The Bees - Laline Paull

"The Handmaid's Tale meets The Hunger Games in this brilliantly imagined debut.

Born into the lowest class of her society, Flora 717 is a sanitation bee, only fit to clean her orchard hive. Living to accept, obey and serve, she is prepared to sacrifice everything for her beloved holy mother, the Queen. Yet Flora has talents that are not typical of her kin. And while mutant bees are usually instantly destroyed, Flora is reassigned to feed the newborns, before becoming a forager, collecting pollen on the wing. Then she finds her way into the Queen's inner sanctum, where she discovers secrets both sublime and ominous. Enemies roam everywhere, from the fearsome fertility police to the high priestesses who jealously guard the Hive Mind. But Flora cannot help but break the most sacred law of all, and her instinct to serve is overshadowed by a desire, as overwhelming as it is forbidden..."


While The Bees is a beautifully written book, with scenes that are quite lovely in their composition, I felt the author lacked conviction and an overall commitment to just what kind of story she was telling. At times, the bees are very humanized. At other times, they feel alien and unknowable. This back and forth and hesitation ultimately prevented me from ever truly bonding with any of the characters. I was emotionally shut out of the story even when my reader brain was fascinated by some of the details contained therein. For that reason, the story dragged in many places.

If you have a personal curiosity of bees, the detailed portrait the author offers here of hive life may indeed appeal to you. She has done her research, and there is definitely poetry contained in some of the pages of this book and in scenes that deal with the harsh realities of the natural world and the strict laws of bee existence. 


One thing that confused me however is what Flora was? OK, so is Flora a deformed bee... which can perform many tasks? She can produce Flow, which feeds baby bees. Which- if the idea is true, is an interesting fact, but I don't think it's true, she can speak which she shouldn't be able to do as a sanitation worker, and somehow produces a fertilized egg by herself?? 

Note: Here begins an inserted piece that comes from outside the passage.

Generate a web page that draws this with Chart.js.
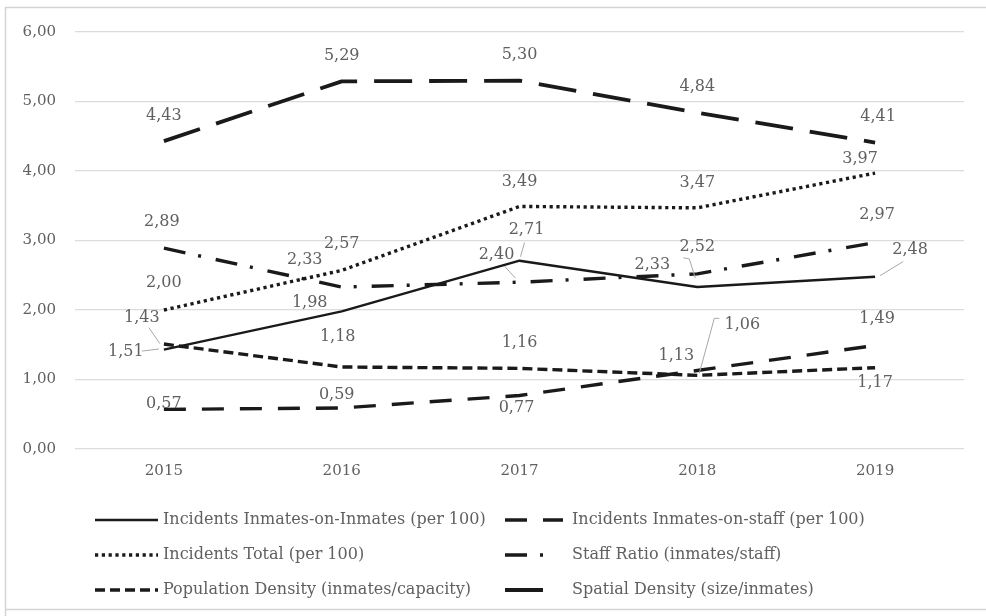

Another thing that didn't sit right with me was the way that Flora moved through what is supposed to be a rigidly controlled caste system with ease. One moment she is a sanitation worker, then works in the nursery, then she is a forager. For a book that is supposed to reinforce the idea of the brutal caste system of a hive which is controlled by a cultish religion,  Flora has an awful amount of manouverablilty. 

Age Rating 14+. The drones make numerous sex jokes and many scents have sexual undertones.